NASA contractors Alliant Techsystems Inc. and United Space Alliance this week announced the terms of a contract that affects hundreds of jobs at Kennedy Space Center. The $257 million deal formalizes an agreement announced last fall, which said that about 550 USA workers would continue to work part time on NASA’s next-generation moon rocket and a test flight planned this summer.
That's the equivalent of 180 full time employees.
Alliant Techsystems, or ATK, is the prime contractor for the first stage of the Ares I rocket, a five-segment solid rocket booster based on the company's four-segment shuttle boosters.

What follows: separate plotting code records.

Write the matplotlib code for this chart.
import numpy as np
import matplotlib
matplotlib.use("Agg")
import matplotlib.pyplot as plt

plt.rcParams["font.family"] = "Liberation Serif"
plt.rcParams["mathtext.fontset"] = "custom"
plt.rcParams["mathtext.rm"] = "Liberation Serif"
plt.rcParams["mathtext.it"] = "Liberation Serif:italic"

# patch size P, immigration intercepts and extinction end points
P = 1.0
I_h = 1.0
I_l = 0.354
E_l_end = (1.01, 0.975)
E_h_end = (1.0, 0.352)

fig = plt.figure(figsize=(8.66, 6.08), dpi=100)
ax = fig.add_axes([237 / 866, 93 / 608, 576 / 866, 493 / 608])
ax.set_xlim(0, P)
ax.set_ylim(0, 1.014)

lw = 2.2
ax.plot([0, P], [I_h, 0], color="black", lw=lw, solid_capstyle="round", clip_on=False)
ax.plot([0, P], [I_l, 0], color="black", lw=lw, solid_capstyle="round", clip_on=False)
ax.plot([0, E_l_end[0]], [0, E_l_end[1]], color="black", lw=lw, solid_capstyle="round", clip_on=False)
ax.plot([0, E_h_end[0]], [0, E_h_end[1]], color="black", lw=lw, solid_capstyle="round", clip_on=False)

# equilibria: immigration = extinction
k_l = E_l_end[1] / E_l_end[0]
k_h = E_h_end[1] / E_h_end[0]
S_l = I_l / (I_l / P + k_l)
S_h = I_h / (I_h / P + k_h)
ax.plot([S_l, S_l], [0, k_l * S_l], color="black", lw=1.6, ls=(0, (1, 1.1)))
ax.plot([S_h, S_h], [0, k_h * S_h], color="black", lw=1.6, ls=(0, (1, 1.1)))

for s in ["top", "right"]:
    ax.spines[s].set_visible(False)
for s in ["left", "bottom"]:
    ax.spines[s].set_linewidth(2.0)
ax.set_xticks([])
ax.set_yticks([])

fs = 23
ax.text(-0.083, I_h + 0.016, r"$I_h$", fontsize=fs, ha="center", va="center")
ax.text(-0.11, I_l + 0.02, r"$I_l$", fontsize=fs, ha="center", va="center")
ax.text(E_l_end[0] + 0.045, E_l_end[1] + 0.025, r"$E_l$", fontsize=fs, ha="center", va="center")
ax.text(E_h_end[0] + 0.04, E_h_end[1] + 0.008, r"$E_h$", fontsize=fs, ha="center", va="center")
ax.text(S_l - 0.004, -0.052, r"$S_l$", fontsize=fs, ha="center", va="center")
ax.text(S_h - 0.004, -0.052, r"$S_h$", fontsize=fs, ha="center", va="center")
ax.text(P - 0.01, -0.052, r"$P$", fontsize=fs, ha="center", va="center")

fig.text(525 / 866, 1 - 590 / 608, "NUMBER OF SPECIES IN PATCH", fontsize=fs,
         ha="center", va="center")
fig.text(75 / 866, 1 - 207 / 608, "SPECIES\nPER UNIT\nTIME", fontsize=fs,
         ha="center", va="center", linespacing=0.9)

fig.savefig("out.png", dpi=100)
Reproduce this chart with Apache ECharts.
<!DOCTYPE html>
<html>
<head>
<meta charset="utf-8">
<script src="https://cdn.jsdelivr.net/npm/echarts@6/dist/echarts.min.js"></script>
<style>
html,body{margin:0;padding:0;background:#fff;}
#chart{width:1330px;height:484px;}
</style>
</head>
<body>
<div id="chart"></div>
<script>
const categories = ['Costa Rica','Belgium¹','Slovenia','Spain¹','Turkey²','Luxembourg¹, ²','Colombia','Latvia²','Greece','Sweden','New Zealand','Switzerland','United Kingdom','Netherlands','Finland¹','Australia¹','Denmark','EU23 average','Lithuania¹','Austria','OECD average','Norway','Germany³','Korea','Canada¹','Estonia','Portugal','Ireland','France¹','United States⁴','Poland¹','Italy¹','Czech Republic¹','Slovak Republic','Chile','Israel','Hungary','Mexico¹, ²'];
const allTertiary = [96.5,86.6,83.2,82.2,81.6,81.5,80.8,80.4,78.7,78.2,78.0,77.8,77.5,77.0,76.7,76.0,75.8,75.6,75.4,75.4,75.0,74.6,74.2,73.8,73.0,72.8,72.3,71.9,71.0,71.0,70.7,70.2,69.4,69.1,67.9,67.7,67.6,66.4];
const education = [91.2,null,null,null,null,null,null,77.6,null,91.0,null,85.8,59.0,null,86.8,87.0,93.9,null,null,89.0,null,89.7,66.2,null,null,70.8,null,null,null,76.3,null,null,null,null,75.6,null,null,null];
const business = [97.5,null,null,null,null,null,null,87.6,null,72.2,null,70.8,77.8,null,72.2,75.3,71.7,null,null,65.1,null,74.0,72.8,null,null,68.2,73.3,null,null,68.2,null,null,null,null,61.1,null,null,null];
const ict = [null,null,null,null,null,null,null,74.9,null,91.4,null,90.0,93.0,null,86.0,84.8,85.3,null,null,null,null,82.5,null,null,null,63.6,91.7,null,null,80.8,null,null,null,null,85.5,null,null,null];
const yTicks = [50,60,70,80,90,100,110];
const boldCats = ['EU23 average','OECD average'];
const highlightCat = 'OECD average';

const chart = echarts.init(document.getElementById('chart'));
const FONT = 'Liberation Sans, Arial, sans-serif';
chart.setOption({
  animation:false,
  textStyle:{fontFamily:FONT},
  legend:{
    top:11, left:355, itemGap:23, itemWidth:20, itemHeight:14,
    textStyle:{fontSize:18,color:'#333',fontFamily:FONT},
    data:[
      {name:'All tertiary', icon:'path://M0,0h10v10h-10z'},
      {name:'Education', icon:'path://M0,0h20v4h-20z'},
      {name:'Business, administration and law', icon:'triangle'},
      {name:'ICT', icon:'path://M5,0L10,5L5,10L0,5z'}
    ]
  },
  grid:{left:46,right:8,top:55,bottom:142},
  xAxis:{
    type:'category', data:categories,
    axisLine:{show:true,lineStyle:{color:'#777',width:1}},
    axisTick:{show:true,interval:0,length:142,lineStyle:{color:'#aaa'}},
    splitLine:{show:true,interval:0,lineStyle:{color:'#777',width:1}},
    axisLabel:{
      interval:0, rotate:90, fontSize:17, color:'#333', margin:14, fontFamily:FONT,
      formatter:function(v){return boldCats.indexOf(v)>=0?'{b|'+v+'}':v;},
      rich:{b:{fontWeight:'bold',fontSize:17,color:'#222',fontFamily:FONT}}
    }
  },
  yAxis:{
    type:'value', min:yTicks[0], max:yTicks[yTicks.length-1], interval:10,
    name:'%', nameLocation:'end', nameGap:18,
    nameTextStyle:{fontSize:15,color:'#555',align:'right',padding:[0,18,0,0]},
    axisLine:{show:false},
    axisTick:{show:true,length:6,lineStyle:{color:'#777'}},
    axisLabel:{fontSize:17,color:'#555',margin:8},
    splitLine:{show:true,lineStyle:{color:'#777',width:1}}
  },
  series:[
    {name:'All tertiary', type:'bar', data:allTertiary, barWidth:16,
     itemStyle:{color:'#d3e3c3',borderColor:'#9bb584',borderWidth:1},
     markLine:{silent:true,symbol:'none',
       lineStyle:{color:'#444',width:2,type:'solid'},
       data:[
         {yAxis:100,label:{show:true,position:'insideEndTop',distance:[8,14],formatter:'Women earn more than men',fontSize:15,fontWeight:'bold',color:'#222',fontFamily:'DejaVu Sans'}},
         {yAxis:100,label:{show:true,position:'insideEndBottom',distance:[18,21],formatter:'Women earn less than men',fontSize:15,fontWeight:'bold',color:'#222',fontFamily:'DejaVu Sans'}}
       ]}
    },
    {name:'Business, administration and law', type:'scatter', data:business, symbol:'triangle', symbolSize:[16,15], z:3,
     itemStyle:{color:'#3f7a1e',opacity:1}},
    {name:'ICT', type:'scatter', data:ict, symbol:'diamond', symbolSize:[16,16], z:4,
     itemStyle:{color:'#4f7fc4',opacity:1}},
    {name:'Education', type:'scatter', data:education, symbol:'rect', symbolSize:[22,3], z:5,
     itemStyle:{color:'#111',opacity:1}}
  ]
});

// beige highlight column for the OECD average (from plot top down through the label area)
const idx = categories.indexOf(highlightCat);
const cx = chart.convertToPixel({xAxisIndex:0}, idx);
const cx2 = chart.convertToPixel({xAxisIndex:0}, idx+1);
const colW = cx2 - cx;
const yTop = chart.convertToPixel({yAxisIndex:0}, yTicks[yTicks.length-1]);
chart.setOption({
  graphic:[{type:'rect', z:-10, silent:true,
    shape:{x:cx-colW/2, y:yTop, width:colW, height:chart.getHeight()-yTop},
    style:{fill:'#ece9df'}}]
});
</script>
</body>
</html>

The deal extends through 2014, the year before the first manned flights of the Ares I and Orion crew capsule are planned.

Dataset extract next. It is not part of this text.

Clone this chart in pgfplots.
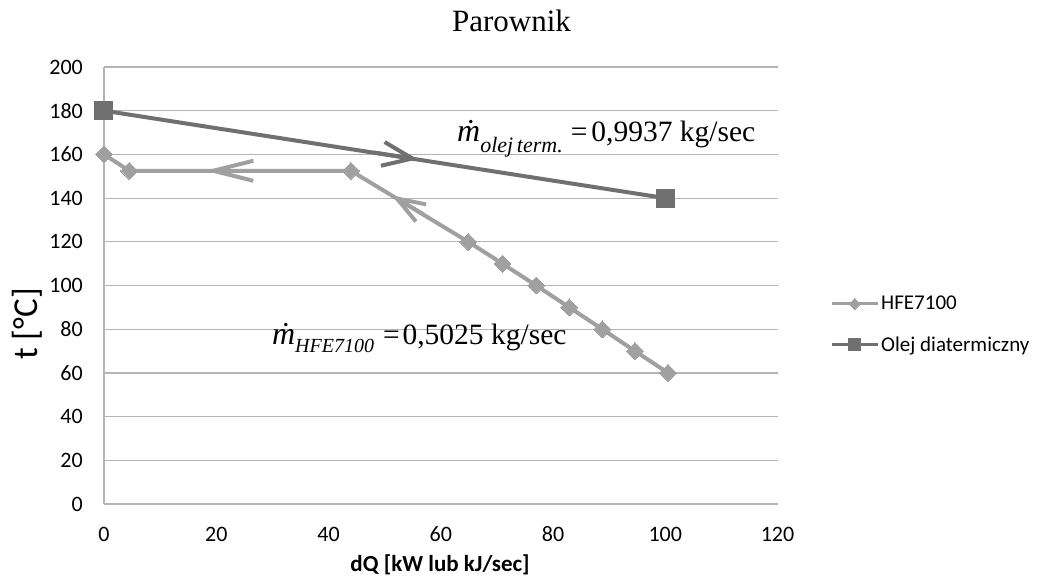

An ATK spokesman said the contract took effect in January.
This week, a train carrying the last hardware needed for the first test flight arrived at KSC. The flight is tentatively scheduled for July 11.
USA sued ATK last year before the new agreement was reached, saying ATK was poaching its engineers and not negotiating the deal in good faith.

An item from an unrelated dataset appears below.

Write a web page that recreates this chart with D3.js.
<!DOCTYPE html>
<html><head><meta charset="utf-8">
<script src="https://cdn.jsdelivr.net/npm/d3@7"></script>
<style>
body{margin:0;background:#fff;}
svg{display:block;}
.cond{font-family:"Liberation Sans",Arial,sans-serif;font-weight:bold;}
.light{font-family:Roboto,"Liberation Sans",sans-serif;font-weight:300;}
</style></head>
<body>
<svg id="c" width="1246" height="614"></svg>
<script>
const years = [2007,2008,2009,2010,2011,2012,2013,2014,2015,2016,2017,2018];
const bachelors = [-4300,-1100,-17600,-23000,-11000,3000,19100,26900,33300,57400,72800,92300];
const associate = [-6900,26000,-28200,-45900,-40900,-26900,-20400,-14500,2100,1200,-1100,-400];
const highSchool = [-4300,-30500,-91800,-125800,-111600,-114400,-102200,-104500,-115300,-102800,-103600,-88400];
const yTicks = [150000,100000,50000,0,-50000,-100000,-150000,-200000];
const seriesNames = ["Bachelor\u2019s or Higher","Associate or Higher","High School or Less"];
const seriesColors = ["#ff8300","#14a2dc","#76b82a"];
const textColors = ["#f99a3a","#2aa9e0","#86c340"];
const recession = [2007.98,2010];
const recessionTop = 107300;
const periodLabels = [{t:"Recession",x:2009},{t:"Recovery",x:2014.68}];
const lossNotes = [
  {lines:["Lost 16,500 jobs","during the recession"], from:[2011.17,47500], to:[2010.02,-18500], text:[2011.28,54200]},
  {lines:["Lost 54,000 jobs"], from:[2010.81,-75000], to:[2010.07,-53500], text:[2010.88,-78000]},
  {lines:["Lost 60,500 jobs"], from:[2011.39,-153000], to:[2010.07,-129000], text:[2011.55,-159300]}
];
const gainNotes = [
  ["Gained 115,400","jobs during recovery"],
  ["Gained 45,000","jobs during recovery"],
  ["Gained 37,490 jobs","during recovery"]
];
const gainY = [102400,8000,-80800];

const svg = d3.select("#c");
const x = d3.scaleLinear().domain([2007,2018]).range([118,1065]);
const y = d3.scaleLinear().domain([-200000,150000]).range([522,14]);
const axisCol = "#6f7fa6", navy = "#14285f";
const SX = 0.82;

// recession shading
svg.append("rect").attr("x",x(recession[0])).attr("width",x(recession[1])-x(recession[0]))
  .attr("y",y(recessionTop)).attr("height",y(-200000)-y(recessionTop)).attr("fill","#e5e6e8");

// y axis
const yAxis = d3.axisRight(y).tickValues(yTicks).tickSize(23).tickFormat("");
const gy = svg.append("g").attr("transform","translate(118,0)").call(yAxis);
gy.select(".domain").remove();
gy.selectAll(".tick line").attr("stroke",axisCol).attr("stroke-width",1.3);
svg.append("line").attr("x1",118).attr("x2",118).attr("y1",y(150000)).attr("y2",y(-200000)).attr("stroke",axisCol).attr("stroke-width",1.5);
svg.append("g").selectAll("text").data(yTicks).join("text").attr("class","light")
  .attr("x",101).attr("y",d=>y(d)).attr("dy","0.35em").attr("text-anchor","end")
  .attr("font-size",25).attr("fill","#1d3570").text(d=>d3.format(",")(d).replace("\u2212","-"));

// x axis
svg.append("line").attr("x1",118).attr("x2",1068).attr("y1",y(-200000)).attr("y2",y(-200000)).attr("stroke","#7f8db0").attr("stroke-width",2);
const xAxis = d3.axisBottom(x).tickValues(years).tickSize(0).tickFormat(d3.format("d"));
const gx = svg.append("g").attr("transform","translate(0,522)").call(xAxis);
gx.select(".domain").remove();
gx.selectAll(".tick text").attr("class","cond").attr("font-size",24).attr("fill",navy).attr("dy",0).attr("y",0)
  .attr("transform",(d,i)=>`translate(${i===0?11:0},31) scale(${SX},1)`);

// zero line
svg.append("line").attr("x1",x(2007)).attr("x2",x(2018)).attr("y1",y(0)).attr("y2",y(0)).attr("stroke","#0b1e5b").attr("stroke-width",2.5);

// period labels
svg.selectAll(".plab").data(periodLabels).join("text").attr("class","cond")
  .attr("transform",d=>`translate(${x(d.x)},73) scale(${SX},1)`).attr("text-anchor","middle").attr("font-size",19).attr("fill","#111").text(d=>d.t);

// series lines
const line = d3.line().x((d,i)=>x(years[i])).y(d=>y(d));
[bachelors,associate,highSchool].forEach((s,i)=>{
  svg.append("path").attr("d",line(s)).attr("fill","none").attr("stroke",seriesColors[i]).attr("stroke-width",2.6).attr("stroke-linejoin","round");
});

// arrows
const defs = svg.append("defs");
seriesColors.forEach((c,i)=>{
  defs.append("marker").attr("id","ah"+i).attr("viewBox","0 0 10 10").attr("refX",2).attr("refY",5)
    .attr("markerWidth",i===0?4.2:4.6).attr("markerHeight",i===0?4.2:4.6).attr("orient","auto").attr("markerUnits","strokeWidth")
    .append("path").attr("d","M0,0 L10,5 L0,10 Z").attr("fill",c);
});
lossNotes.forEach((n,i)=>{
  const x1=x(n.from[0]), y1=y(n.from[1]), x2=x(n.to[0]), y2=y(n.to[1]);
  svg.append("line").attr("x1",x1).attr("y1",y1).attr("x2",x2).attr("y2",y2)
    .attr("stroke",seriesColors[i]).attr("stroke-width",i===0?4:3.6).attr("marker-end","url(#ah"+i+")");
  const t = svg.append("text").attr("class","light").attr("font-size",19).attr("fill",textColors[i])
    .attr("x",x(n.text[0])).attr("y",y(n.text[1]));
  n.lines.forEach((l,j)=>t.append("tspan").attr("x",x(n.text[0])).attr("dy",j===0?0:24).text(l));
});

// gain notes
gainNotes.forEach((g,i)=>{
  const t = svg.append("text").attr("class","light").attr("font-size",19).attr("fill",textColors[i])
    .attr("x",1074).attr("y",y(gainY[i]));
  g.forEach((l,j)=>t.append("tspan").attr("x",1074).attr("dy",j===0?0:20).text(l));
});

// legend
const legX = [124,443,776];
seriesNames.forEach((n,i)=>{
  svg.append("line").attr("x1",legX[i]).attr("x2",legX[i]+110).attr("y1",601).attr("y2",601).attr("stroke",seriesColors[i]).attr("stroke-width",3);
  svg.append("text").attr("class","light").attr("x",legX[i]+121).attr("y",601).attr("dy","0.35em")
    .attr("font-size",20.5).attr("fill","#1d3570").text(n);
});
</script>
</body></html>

The companies said the lawsuit had been resolved.
NASA has projected that KSC's workforce of nearly 15,000 could shrink by 3,500 jobs after the shuttle is retired at the end of next year.
IMAGE NOTE: NASA's Constellation Program is getting to work on the new spacecraft that will return humans to the moon and blaze a trail to Mars and beyond. This artist's rendering represents a concept of the Ares I crew launch vehicle liftoff. The launch system that will take the crew to space builds on powerful, reliable shuttle and Apollo-era propulsion elements. Astronauts will launch on a rocket made up of a shuttle-derived solid rocket booster, with a second stage powered by a J2X engine.